Lawrence Jeppson is an art consultant, organizer and curator of art exhibitions, writer, editor and publisher, lecturer, art historian, and appraiser. He is America's leading authority on modern, handwoven French tapestries. He is expert on the works of William Henry Clapp, Nat Leeb, Tsing-fang Chen, and several French artists.

He is founding president of the non-profit Mathieu Matégot Foundation for Contemporary Tapestry, whose purview encompasses all 20th-century tapestry, an interest that traces back to 1948. For many years he represented the Association des Peintres-Cartonniers de Tapisserie and Arelis in America.

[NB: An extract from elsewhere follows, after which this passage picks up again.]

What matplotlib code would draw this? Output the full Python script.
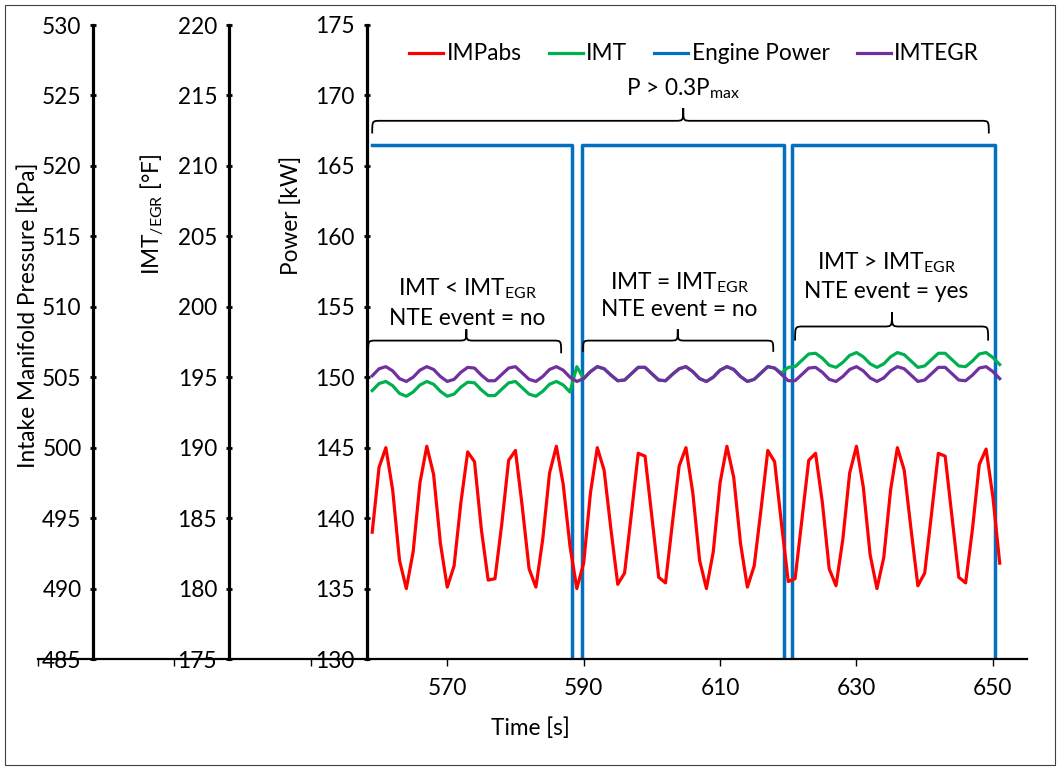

Through the Smithsonian Institution Traveling Exhibition Service, the American Federation of Arts, the Museum of Modern Art, and his own Art Circuit Services he has been a contributor to or organizer of more than 200 art exhibitions in the United States, Canada, Japan, and Taiwan. He owns AcroEditions, which publishes and/or distributes multiple-original art. He was co-founder and artistic director of Collectors' Investment Fund.

He is the director of the Spring Arts Foundation; Utah Cultural Arts Foundation, and the Fine Arts Legacy Foundation

Lawrence is an early-in-the-month home teacher, whose beat is by elevator. In addition, he has spent the past six years hosting and promoting reunions of the missionaries who served in the French Mission (France, Belgium, and Switzerland) during the decade after WWII.